Martha Smilgis is the executor of Chasen's will, and she's dismissing a theory being pushed by Chasen's brother, movie producer Larry Cohen, who tells the New York Times, "I still think this was most likely a case of road rage."
Smilgis says she doesn't think it was road rage because Chasen was a very cautious driver, but she was often worried about the 64-year-old PR powerhouse driving a sleek black Mercedes.
Moret asked, "You were concerned about the car she drove?"
"Very much so because this is a target. The car is a target, your blonde hair, you and this car late at night," said Smilgis.
Former prosecutor Robin Sax also says she's not buying Cohen's road rage theory, saying, "You're dealing with Sunset Boulevard at about midnight when there is virtually no traffic. It is a wide road with 3 lanes, so if someone was really annoyed with your driving, they could easily swerve. I find it unusual for a family member to not plead for help in finding the killer and so easily willing to call it road rage."
Cohen was left out of his sister's will. His daughter, Jill Gatsby, was pointedly left just $10. His other daughter, Melissa Cohen, is set to inherit the bulk of Chasen's $6 million estate.
But the executor of the estate insists there was no family feud, saying, "She had a harmonious relationship with her brother. The neice that's in the will, that pretty much gets the lion's share, was a really sweet, lovely person. And the other one she never talked about at all."
Cops are now back to square one after ballistics tests reveal that the gun suspect Harold Martin Smith used to shoot himself when confronted by detectives is different than the one used to slay Chasen.

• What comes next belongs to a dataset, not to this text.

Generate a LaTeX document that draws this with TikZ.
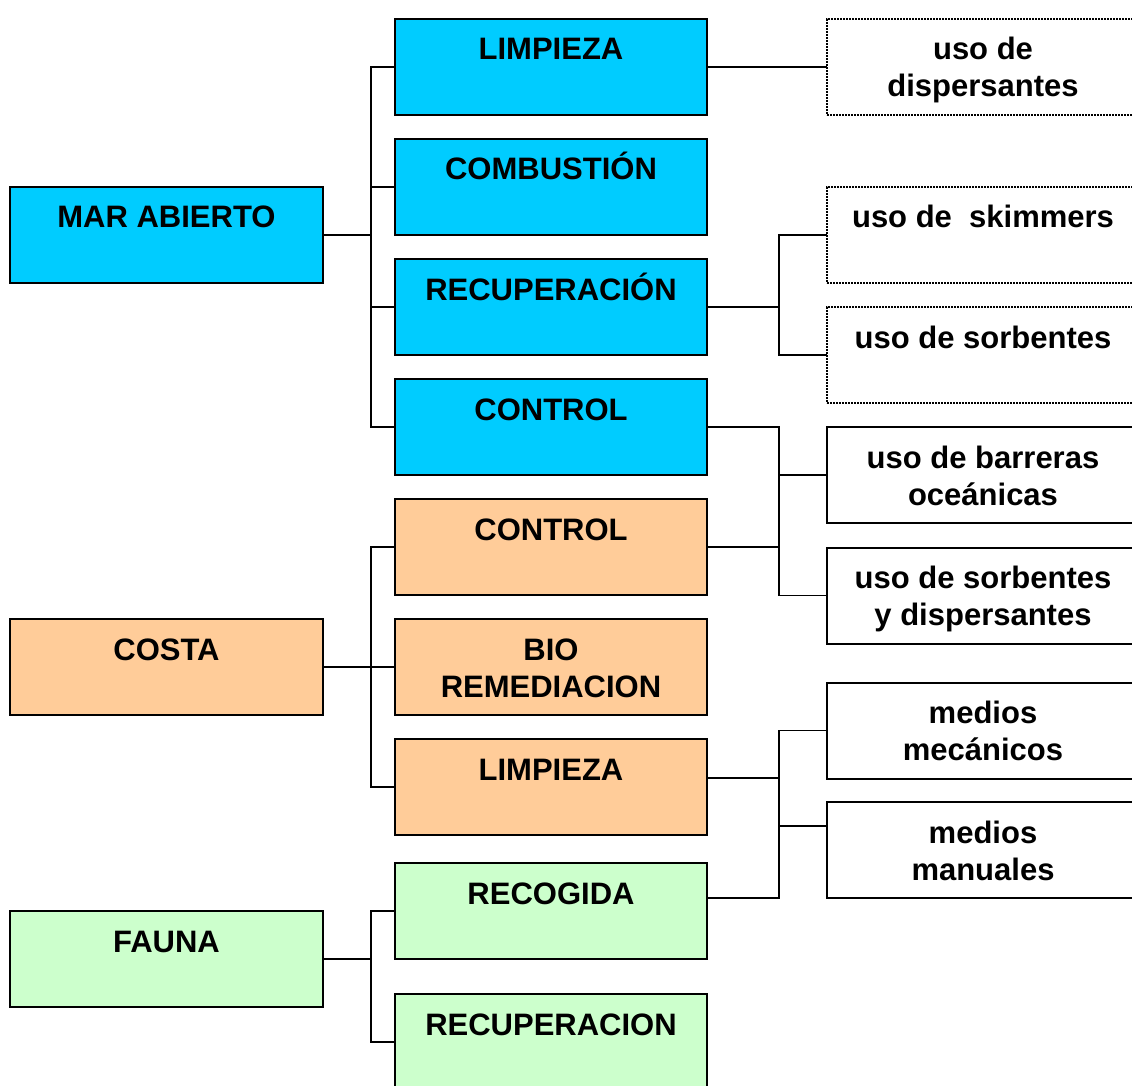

Chasen's brother agrees that Smith was not the hit man, calling him a "deranged person who just made that up. No way was he involved."
Moret asked Smilgis about all those rumors now surrounding the Chasen murder case, saying, "There were rumors about a gambling debt."
"Forget it. She does not gamble," said Smilgis.
"A business deal gone bad?" asked Moret.
"Possible, not probable," replied Smilgis.
Moret asked, "In your gut, what do you think happened?"
"My gut tells me it's random," said Smilgis.